Given request: Print nothing but the lines from the start of the listing below through the line that contains "plt.rcParams['font.family'] = ['Liberation". Do not include the pictures.

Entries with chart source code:
◆ ◆ ◆ ◆ ◆
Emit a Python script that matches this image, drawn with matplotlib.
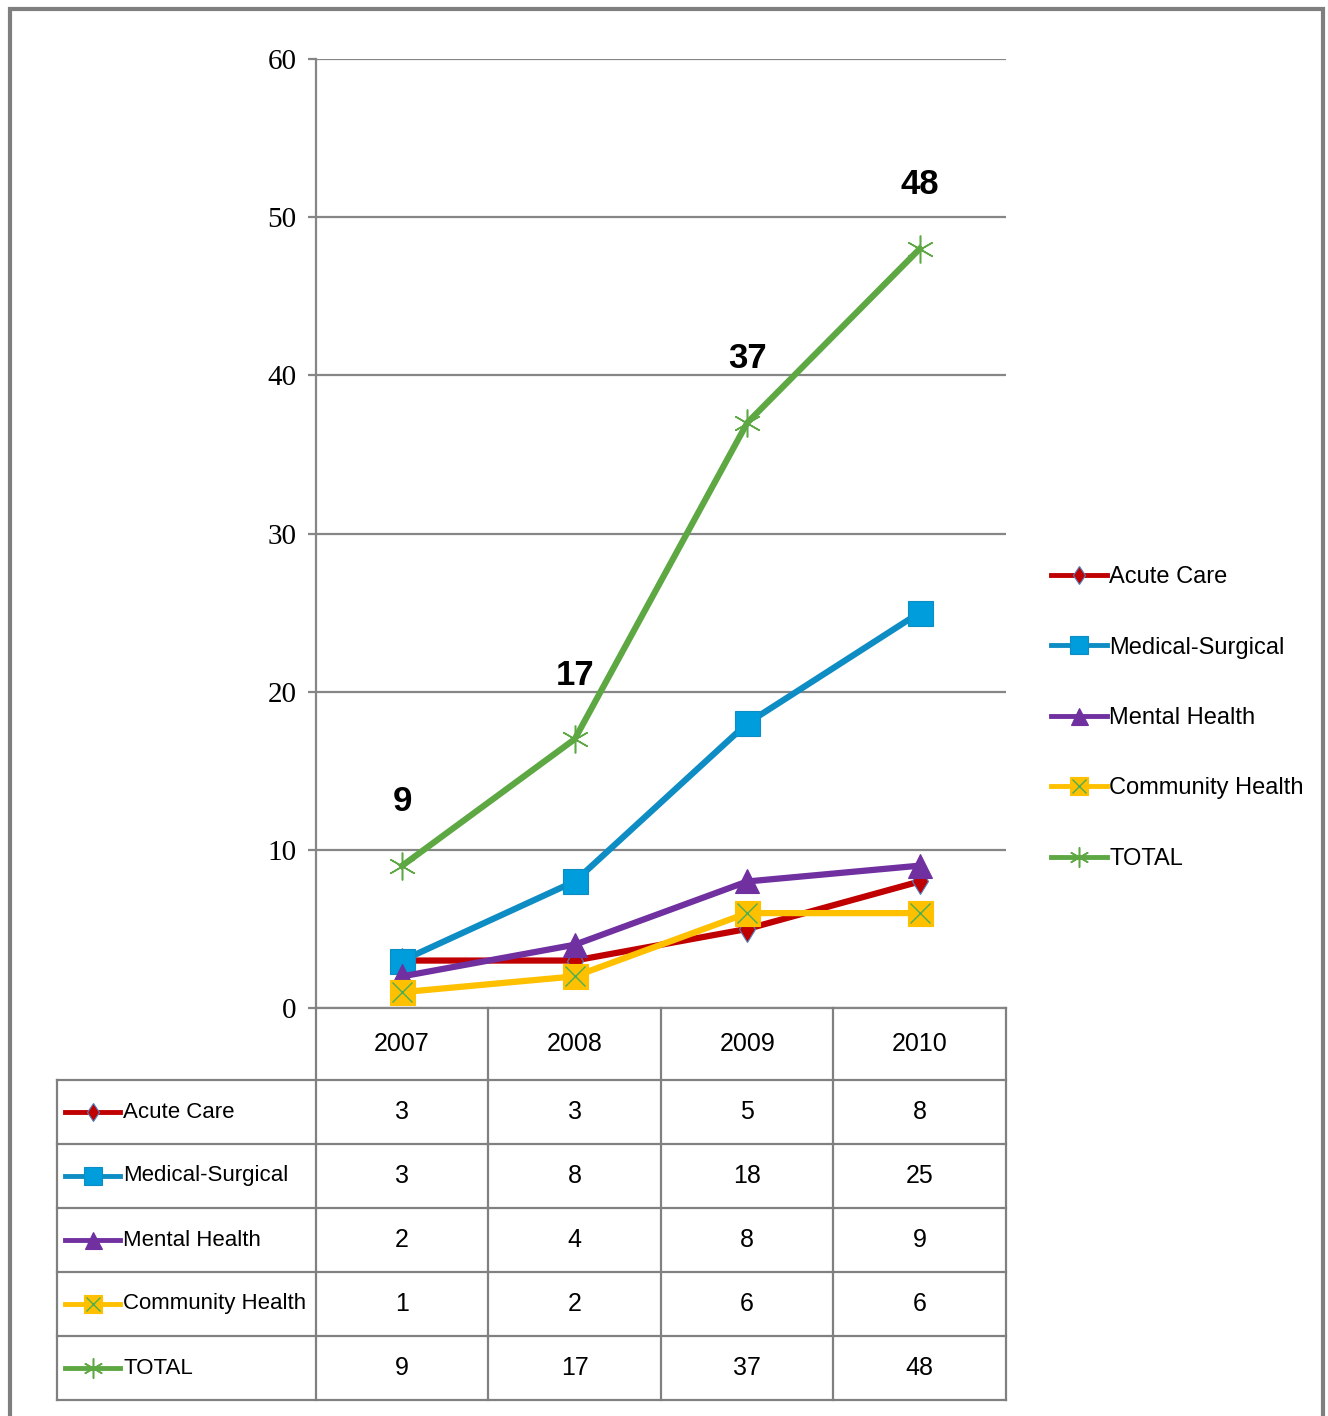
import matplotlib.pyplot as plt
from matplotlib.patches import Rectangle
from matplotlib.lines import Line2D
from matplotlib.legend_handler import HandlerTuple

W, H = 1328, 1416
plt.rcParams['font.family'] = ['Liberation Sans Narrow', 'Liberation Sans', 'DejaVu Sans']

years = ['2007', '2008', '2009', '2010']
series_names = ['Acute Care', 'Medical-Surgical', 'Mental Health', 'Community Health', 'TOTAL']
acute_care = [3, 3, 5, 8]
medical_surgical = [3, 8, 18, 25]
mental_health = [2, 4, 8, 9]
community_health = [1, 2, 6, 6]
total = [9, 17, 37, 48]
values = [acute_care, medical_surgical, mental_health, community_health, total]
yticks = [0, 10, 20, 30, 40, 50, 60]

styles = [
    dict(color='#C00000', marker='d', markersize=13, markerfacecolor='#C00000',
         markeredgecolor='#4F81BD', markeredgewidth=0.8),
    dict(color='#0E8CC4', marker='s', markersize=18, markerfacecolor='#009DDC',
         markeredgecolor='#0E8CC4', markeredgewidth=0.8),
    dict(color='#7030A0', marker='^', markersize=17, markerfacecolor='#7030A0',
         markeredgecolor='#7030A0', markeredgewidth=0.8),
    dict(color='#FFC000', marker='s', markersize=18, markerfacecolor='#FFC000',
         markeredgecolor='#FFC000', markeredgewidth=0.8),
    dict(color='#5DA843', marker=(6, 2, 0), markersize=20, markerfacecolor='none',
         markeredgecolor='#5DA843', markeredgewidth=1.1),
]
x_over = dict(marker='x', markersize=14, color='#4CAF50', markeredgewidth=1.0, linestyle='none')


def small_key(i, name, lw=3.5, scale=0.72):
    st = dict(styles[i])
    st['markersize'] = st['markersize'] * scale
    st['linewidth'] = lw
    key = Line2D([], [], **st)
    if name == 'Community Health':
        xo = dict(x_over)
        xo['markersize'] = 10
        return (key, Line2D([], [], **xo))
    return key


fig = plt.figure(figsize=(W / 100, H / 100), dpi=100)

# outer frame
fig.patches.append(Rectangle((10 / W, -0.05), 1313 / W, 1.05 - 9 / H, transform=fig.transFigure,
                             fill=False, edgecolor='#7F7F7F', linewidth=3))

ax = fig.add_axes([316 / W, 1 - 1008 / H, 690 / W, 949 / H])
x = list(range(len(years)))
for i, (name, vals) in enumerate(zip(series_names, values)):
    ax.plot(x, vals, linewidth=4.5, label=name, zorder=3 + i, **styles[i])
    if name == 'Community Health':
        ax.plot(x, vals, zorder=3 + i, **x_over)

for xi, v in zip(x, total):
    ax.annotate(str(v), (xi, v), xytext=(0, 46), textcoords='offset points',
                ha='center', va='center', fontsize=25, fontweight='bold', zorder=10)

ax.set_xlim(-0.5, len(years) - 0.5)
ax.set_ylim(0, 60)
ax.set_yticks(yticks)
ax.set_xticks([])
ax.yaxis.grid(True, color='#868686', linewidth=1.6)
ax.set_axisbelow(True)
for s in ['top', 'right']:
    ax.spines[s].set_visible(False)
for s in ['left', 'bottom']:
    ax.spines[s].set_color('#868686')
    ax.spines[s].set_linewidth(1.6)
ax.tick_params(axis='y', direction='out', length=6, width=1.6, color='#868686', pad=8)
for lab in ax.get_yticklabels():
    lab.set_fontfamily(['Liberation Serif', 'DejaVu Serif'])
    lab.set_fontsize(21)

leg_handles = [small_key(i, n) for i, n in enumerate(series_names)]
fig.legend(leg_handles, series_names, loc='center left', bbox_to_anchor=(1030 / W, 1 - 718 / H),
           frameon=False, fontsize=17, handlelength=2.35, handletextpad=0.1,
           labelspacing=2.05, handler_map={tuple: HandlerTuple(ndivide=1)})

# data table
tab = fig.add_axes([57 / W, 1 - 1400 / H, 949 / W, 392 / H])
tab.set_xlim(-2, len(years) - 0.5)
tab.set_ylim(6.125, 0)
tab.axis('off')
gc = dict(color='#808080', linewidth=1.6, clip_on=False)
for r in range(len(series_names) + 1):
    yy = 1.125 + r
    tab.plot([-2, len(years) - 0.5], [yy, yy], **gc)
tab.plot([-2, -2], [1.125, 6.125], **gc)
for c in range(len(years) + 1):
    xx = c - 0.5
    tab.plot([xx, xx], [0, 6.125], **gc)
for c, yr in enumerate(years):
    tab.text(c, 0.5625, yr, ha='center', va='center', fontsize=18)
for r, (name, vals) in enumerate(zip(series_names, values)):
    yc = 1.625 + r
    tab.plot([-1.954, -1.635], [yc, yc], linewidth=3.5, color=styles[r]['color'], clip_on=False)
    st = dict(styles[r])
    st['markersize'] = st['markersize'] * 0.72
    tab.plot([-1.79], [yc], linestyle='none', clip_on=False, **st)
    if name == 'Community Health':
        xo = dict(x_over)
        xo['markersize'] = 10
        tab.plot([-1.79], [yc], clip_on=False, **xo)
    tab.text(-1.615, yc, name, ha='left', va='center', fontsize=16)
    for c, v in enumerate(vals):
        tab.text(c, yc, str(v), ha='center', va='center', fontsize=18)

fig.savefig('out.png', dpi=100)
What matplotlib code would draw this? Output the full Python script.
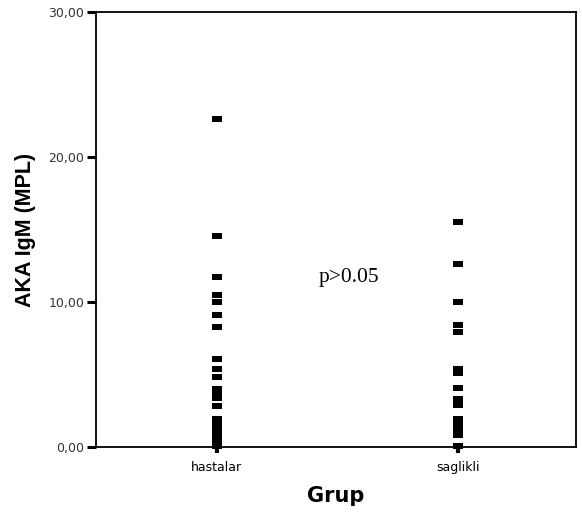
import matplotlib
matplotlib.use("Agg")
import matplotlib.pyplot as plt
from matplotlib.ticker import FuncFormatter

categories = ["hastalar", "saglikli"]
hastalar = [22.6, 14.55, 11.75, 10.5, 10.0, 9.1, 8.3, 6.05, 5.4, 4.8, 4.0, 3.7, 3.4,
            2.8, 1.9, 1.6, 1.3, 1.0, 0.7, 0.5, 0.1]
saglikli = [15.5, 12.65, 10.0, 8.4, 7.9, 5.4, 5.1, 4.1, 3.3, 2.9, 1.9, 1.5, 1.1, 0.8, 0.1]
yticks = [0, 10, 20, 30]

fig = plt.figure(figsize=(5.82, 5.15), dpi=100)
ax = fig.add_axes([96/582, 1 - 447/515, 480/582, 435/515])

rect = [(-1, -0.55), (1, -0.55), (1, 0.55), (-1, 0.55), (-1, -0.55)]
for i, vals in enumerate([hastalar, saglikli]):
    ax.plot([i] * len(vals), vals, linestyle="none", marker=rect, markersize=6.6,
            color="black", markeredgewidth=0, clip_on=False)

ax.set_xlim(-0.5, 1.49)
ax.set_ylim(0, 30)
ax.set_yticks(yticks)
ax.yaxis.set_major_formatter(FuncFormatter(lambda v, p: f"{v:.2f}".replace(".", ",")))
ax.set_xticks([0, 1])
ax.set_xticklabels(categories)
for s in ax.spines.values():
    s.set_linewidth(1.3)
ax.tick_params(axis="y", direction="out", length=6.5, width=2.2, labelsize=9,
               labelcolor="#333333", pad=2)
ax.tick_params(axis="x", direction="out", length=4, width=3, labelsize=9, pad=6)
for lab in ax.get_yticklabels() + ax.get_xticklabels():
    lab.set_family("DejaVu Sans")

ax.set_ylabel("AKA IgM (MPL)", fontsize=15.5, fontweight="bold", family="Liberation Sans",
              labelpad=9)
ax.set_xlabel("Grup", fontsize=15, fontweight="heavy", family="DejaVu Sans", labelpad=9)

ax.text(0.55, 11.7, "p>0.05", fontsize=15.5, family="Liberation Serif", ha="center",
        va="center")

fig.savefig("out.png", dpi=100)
◆ ◆ ◆ ◆ ◆
Result:
Emit a Python script that matches this image, drawn with matplotlib.
import matplotlib.pyplot as plt
from matplotlib.patches import Rectangle
from matplotlib.lines import Line2D
from matplotlib.legend_handler import HandlerTuple

W, H = 1328, 1416
plt.rcParams['font.family'] = ['Liberation Sans Narrow', 'Liberation Sans', 'DejaVu Sans']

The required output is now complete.